→ The exercise: Leave out every picture, then output exactly the lines between the ones holding "Rebuild this chart" and "636, 648, 660];", inclusive, and nothing beyond them.

■ ■ ■ ■ ■ ■ ■

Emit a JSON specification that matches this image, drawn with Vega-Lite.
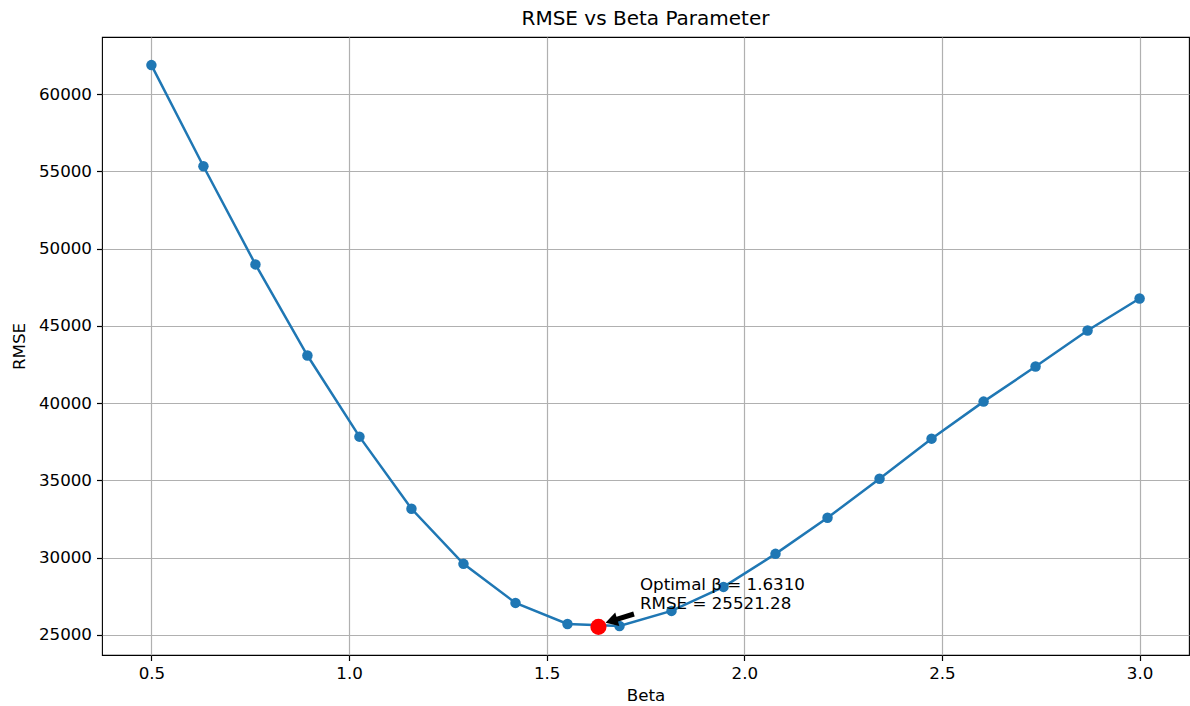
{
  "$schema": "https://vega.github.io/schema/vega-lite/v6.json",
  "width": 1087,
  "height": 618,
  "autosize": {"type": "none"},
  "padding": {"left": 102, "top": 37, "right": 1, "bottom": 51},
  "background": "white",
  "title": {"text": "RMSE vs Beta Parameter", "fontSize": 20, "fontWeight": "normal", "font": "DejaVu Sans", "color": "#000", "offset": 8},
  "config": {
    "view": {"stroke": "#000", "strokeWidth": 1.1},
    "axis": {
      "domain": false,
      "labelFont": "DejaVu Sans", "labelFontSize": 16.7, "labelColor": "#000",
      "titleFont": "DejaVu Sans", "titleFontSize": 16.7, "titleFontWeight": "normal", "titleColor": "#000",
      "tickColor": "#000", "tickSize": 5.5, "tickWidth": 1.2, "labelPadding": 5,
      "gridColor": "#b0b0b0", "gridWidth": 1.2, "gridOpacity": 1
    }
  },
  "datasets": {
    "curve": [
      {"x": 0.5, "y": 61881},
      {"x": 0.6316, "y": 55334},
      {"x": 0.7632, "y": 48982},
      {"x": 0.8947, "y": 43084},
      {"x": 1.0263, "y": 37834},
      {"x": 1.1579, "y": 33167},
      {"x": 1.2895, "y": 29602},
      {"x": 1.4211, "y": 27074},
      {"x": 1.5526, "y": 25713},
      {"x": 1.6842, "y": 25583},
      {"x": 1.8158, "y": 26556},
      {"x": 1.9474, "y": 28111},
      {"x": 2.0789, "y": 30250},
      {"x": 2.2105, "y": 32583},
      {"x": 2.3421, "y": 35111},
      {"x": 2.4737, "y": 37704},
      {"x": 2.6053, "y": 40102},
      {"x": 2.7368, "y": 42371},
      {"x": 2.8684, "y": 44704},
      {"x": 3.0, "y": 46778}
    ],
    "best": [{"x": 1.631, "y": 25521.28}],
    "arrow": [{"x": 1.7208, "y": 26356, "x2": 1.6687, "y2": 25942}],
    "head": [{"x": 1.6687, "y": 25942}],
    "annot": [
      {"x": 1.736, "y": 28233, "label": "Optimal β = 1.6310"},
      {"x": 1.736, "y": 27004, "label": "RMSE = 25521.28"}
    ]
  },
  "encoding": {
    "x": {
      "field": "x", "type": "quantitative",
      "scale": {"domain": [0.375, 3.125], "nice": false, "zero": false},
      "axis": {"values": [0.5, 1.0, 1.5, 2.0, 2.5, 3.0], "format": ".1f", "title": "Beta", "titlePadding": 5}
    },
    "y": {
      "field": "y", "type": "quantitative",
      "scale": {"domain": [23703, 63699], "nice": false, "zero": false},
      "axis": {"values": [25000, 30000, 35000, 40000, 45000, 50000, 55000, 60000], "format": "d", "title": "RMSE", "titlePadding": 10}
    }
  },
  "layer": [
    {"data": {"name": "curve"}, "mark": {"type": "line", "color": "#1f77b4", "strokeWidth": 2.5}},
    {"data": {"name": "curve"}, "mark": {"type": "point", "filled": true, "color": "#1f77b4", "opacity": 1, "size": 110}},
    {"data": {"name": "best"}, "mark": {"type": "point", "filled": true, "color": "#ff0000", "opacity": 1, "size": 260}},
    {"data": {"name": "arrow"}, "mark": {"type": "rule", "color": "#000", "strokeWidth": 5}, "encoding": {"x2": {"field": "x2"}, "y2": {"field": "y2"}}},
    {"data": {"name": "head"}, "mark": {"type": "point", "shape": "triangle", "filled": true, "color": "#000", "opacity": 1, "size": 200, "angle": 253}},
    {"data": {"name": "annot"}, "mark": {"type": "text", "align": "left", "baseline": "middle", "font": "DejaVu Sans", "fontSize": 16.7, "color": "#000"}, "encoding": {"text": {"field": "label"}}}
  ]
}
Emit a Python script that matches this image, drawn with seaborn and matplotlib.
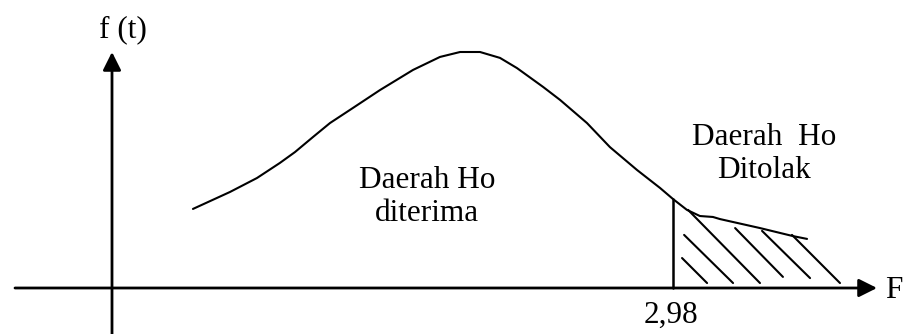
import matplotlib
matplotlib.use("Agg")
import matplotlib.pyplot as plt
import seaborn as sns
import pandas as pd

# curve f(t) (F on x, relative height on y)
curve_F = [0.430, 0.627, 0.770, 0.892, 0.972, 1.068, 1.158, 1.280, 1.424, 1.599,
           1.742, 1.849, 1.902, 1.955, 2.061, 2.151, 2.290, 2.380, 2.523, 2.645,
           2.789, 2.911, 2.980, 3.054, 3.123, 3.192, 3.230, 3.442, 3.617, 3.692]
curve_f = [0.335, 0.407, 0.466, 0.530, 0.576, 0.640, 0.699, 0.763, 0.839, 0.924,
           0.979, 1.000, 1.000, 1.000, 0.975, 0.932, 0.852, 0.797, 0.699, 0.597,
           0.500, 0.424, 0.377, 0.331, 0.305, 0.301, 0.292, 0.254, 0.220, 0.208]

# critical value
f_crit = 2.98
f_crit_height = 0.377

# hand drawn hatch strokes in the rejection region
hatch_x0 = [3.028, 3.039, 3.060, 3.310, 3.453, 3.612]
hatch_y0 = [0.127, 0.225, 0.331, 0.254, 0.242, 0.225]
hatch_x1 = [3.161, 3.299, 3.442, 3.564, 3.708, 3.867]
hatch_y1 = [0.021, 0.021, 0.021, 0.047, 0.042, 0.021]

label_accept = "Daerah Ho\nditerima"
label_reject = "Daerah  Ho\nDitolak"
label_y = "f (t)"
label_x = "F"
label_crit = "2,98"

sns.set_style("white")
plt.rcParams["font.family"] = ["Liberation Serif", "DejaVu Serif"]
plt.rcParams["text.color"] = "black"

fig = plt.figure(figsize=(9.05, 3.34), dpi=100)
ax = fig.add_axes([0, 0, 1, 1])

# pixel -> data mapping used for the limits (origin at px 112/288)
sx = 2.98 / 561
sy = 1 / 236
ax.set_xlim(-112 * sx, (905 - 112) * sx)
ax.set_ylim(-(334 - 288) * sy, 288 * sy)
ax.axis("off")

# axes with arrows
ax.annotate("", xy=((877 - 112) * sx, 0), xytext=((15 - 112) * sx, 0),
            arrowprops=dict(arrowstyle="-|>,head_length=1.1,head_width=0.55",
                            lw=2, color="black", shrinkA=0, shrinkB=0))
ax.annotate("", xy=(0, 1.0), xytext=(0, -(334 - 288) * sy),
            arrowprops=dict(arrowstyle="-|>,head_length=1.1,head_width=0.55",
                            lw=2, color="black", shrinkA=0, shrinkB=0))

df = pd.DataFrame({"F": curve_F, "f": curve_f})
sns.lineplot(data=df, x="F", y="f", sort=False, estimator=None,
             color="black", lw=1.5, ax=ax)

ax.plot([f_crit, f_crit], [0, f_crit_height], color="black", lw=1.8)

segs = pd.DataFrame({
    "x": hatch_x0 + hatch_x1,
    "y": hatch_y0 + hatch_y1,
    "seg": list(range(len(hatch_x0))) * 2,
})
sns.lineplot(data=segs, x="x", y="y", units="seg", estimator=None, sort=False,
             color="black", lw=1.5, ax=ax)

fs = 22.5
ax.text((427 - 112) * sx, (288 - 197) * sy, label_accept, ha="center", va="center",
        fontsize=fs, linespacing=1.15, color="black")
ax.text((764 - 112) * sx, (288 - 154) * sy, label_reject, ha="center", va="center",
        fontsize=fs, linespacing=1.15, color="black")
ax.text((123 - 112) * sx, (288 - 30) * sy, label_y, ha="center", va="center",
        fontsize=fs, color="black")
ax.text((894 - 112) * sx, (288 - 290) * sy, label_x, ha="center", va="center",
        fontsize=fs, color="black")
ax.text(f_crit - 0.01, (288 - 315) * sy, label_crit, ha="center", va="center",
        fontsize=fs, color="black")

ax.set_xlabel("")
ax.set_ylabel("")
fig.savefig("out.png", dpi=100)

■ ■ ■ ■ ■ ■ ■

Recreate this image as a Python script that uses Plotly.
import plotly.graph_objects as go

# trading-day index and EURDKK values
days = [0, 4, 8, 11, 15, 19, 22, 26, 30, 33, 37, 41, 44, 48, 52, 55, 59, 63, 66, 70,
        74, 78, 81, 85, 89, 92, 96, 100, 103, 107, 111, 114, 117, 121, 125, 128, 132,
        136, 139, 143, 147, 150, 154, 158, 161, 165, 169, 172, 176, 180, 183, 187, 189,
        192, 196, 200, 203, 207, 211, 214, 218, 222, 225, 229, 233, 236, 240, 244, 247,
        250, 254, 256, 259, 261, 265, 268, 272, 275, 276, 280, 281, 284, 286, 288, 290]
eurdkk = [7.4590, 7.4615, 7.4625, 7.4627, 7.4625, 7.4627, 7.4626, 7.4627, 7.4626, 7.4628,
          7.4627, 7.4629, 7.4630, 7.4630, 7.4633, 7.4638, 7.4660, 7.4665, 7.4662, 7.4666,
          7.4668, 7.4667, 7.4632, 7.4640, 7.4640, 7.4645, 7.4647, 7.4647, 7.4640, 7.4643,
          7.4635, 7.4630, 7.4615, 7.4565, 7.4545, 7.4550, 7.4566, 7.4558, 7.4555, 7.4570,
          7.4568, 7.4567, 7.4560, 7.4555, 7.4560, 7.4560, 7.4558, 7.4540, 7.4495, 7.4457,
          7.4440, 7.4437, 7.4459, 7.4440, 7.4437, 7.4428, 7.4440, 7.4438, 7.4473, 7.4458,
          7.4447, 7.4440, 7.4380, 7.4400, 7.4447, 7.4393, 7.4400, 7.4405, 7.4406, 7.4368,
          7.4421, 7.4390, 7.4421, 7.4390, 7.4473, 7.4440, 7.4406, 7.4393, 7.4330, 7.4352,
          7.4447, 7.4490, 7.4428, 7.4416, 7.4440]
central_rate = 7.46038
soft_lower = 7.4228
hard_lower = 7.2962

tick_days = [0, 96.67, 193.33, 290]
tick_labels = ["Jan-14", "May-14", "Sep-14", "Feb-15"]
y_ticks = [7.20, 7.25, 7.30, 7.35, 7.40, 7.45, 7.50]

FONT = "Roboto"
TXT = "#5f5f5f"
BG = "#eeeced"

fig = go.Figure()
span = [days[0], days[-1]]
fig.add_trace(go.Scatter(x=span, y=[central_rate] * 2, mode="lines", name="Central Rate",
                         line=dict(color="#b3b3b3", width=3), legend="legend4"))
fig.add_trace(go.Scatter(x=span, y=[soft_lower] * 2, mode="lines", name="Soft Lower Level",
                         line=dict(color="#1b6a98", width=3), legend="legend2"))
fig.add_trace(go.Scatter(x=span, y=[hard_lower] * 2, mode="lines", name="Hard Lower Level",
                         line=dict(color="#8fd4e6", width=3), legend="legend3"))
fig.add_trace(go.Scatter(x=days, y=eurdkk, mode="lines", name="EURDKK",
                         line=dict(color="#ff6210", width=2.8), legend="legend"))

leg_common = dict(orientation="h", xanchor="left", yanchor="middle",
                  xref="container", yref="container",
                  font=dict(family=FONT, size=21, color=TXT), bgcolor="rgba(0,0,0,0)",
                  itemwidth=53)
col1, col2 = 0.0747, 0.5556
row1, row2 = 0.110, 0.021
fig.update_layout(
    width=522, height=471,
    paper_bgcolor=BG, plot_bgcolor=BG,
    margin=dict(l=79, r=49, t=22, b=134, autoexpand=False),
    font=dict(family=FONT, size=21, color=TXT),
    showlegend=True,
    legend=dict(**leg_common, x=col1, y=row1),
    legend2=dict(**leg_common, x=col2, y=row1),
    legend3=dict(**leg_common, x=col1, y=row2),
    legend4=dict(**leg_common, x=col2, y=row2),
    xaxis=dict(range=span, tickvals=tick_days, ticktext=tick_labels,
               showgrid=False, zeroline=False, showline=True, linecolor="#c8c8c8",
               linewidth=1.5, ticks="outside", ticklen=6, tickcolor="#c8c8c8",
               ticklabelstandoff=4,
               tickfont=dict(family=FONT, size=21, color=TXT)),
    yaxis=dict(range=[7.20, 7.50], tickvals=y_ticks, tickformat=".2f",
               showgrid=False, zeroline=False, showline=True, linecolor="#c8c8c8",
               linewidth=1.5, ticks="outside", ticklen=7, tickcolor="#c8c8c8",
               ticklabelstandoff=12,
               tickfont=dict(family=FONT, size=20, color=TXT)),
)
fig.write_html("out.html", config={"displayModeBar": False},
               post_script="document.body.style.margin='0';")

■ ■ ■ ■ ■ ■ ■

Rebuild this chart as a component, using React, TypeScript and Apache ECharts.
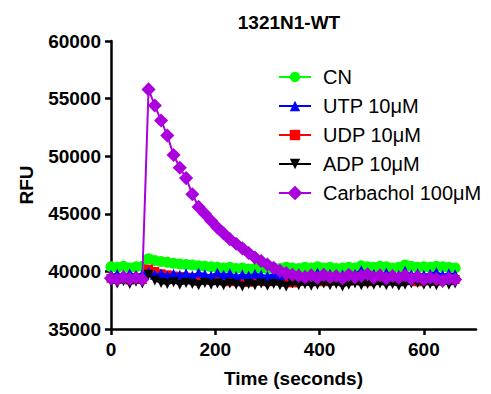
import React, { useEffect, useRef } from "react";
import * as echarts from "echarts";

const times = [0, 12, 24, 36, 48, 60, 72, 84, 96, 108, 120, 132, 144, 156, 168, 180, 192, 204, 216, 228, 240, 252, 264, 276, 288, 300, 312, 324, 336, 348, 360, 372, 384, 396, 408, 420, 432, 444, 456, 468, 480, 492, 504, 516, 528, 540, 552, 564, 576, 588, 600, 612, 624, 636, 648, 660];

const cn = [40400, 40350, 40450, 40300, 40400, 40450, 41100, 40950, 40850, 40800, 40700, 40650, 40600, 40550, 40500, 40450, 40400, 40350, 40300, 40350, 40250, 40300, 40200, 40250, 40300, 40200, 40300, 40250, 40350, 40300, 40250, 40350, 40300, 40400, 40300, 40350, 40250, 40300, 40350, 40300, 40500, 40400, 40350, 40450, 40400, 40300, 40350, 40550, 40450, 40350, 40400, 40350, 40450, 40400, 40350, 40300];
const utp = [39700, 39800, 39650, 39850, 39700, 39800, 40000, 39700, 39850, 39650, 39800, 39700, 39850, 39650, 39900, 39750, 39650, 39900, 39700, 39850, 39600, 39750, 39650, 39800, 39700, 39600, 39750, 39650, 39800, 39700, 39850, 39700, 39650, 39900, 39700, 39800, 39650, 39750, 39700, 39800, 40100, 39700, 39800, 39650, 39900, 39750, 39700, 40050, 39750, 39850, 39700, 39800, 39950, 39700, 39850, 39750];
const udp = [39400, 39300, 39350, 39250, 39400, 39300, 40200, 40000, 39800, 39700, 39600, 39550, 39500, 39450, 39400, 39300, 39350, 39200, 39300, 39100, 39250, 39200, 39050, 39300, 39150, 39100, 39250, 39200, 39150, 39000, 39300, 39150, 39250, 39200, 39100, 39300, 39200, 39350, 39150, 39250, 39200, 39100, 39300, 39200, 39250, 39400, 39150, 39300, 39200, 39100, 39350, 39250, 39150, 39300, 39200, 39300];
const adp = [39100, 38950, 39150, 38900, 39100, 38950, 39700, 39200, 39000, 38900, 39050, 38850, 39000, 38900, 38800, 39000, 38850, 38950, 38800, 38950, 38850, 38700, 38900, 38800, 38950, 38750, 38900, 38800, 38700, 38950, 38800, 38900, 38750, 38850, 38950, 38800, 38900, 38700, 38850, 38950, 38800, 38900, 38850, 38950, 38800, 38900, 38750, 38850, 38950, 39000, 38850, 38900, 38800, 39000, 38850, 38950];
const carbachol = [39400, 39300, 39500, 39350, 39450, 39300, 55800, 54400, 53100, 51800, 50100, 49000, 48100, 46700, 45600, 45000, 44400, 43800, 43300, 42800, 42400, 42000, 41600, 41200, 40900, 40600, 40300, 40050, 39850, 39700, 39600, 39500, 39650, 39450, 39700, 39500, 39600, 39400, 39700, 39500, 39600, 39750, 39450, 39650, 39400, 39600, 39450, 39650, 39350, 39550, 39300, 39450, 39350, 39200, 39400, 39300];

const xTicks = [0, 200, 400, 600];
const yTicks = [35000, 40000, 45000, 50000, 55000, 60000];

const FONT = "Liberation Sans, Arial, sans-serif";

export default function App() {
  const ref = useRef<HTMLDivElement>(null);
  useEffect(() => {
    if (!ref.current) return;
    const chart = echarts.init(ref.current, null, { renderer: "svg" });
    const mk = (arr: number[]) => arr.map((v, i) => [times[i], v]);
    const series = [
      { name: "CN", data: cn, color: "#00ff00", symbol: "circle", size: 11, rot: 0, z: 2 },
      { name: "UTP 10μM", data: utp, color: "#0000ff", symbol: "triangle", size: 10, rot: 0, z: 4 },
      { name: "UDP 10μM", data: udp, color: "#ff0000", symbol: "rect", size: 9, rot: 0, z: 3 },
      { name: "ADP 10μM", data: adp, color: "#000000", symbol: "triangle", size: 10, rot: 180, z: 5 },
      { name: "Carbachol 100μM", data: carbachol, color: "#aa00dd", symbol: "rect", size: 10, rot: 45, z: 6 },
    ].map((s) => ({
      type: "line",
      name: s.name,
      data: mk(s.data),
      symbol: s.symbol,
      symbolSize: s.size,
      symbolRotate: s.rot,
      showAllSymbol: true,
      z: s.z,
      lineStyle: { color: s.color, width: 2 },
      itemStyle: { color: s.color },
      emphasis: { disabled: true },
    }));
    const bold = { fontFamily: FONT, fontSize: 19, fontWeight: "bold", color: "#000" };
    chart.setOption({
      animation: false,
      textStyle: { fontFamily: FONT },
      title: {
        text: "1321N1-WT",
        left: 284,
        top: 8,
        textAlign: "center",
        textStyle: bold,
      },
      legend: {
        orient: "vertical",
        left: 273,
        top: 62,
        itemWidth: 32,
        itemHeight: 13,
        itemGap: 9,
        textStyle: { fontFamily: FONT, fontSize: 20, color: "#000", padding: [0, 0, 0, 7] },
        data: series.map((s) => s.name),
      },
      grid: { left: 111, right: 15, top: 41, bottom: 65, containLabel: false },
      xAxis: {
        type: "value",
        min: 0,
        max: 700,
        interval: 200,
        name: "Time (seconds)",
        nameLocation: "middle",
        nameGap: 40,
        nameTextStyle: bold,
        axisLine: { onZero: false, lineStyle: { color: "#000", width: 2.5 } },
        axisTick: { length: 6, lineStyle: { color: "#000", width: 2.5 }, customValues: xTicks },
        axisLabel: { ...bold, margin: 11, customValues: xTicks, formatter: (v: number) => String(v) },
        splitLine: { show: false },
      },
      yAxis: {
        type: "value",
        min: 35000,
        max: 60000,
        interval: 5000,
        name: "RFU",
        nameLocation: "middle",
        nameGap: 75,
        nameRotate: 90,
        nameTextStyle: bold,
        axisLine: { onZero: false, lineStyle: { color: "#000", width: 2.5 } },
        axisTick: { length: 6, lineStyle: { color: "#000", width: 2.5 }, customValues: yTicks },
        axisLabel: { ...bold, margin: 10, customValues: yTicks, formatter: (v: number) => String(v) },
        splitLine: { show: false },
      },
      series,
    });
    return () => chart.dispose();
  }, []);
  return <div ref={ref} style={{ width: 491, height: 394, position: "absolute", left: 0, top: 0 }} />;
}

■ ■ ■ ■ ■ ■ ■

→ Completed exercise:
Rebuild this chart as a component, using React, TypeScript and Apache ECharts.
import React, { useEffect, useRef } from "react";
import * as echarts from "echarts";

const times = [0, 12, 24, 36, 48, 60, 72, 84, 96, 108, 120, 132, 144, 156, 168, 180, 192, 204, 216, 228, 240, 252, 264, 276, 288, 300, 312, 324, 336, 348, 360, 372, 384, 396, 408, 420, 432, 444, 456, 468, 480, 492, 504, 516, 528, 540, 552, 564, 576, 588, 600, 612, 624, 636, 648, 660];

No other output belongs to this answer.